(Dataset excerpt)

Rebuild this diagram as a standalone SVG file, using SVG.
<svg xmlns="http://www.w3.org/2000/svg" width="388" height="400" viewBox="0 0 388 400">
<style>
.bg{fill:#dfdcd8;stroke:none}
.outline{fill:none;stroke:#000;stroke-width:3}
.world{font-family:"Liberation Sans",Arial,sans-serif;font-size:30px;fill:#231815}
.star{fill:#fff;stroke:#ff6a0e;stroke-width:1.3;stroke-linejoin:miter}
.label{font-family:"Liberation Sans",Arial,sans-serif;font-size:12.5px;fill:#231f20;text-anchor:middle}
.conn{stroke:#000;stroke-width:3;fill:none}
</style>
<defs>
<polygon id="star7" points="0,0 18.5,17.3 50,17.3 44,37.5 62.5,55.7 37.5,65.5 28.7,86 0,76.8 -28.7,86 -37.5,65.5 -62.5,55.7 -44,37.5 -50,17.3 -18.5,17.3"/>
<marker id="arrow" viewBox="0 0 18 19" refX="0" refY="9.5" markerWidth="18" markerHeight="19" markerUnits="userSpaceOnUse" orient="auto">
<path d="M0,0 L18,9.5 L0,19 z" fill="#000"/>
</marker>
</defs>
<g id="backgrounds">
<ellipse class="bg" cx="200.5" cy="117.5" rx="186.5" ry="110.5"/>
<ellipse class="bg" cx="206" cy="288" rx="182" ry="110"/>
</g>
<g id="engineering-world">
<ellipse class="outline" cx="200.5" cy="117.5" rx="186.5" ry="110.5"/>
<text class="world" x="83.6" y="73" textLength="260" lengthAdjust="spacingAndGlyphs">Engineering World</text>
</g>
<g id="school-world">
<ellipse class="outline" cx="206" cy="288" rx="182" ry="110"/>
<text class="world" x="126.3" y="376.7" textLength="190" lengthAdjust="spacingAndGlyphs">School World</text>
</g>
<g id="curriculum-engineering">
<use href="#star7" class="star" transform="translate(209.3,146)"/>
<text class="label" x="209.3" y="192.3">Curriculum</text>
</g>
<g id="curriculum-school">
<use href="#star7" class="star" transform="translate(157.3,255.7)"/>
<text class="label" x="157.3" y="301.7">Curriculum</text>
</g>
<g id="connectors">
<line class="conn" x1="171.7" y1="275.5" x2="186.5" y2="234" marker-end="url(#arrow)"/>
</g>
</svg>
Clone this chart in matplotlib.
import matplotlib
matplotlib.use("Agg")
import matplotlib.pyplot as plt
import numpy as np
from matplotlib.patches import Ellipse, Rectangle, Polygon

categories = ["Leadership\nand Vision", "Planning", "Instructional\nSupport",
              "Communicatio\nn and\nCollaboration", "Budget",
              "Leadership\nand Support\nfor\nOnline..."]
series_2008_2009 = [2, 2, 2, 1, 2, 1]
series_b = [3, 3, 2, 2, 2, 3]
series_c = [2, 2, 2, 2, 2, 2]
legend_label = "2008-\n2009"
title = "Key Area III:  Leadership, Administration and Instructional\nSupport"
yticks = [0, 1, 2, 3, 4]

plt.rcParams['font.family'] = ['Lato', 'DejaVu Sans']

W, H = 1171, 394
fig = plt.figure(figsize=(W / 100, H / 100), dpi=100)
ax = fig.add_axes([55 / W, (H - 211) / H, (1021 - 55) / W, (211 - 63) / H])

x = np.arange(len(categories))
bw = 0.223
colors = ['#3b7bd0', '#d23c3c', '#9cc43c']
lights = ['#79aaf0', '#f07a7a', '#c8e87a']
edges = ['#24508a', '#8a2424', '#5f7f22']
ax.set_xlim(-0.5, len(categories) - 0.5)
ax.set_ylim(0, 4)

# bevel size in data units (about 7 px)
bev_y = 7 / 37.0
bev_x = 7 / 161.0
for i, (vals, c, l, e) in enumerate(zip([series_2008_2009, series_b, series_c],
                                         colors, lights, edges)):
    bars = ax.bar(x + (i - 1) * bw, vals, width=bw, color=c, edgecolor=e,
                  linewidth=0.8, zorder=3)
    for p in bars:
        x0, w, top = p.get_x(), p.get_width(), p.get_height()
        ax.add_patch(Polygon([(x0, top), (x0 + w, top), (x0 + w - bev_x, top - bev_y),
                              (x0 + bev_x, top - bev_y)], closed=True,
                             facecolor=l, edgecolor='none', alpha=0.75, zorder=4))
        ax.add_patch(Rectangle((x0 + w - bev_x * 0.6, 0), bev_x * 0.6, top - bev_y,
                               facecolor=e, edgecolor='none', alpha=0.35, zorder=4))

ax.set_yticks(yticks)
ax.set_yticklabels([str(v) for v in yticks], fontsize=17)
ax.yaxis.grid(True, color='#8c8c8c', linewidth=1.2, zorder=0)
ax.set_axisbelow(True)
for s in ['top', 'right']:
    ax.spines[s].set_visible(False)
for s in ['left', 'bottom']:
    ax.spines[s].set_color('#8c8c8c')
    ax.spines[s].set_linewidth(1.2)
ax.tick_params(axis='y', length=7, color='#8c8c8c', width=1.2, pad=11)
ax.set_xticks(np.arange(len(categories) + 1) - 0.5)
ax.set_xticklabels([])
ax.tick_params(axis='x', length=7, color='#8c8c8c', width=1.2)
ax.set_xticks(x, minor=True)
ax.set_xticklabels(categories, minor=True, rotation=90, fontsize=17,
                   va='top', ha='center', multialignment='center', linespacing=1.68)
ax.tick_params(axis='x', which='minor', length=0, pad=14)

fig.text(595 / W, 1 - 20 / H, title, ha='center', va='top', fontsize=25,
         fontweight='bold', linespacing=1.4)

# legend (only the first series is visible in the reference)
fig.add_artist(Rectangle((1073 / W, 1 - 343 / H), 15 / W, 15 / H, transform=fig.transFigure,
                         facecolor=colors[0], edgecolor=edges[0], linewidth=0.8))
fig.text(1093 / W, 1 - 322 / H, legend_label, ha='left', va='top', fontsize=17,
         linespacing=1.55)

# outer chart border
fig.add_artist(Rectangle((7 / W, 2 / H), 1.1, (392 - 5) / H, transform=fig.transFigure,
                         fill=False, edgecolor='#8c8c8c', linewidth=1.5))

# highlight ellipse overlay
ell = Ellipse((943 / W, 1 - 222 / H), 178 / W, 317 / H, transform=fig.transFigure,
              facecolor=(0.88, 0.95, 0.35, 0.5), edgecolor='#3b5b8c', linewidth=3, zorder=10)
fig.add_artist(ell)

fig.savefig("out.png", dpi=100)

## Exercise prompt
Begin with the first line of the listing and copy exactly through the line that contains "from matplotlib.patches import", please, keeping both ends and leaving out everything after.

## Exercise response
Rebuild this diagram as a standalone SVG file, using SVG.
<svg xmlns="http://www.w3.org/2000/svg" width="388" height="400" viewBox="0 0 388 400">
<style>
.bg{fill:#dfdcd8;stroke:none}
.outline{fill:none;stroke:#000;stroke-width:3}
.world{font-family:"Liberation Sans",Arial,sans-serif;font-size:30px;fill:#231815}
.star{fill:#fff;stroke:#ff6a0e;stroke-width:1.3;stroke-linejoin:miter}
.label{font-family:"Liberation Sans",Arial,sans-serif;font-size:12.5px;fill:#231f20;text-anchor:middle}
.conn{stroke:#000;stroke-width:3;fill:none}
</style>
<defs>
<polygon id="star7" points="0,0 18.5,17.3 50,17.3 44,37.5 62.5,55.7 37.5,65.5 28.7,86 0,76.8 -28.7,86 -37.5,65.5 -62.5,55.7 -44,37.5 -50,17.3 -18.5,17.3"/>
<marker id="arrow" viewBox="0 0 18 19" refX="0" refY="9.5" markerWidth="18" markerHeight="19" markerUnits="userSpaceOnUse" orient="auto">
<path d="M0,0 L18,9.5 L0,19 z" fill="#000"/>
</marker>
</defs>
<g id="backgrounds">
<ellipse class="bg" cx="200.5" cy="117.5" rx="186.5" ry="110.5"/>
<ellipse class="bg" cx="206" cy="288" rx="182" ry="110"/>
</g>
<g id="engineering-world">
<ellipse class="outline" cx="200.5" cy="117.5" rx="186.5" ry="110.5"/>
<text class="world" x="83.6" y="73" textLength="260" lengthAdjust="spacingAndGlyphs">Engineering World</text>
</g>
<g id="school-world">
<ellipse class="outline" cx="206" cy="288" rx="182" ry="110"/>
<text class="world" x="126.3" y="376.7" textLength="190" lengthAdjust="spacingAndGlyphs">School World</text>
</g>
<g id="curriculum-engineering">
<use href="#star7" class="star" transform="translate(209.3,146)"/>
<text class="label" x="209.3" y="192.3">Curriculum</text>
</g>
<g id="curriculum-school">
<use href="#star7" class="star" transform="translate(157.3,255.7)"/>
<text class="label" x="157.3" y="301.7">Curriculum</text>
</g>
<g id="connectors">
<line class="conn" x1="171.7" y1="275.5" x2="186.5" y2="234" marker-end="url(#arrow)"/>
</g>
</svg>
Clone this chart in matplotlib.
import matplotlib
matplotlib.use("Agg")
import matplotlib.pyplot as plt
import numpy as np
from matplotlib.patches import Ellipse, Rectangle, Polygon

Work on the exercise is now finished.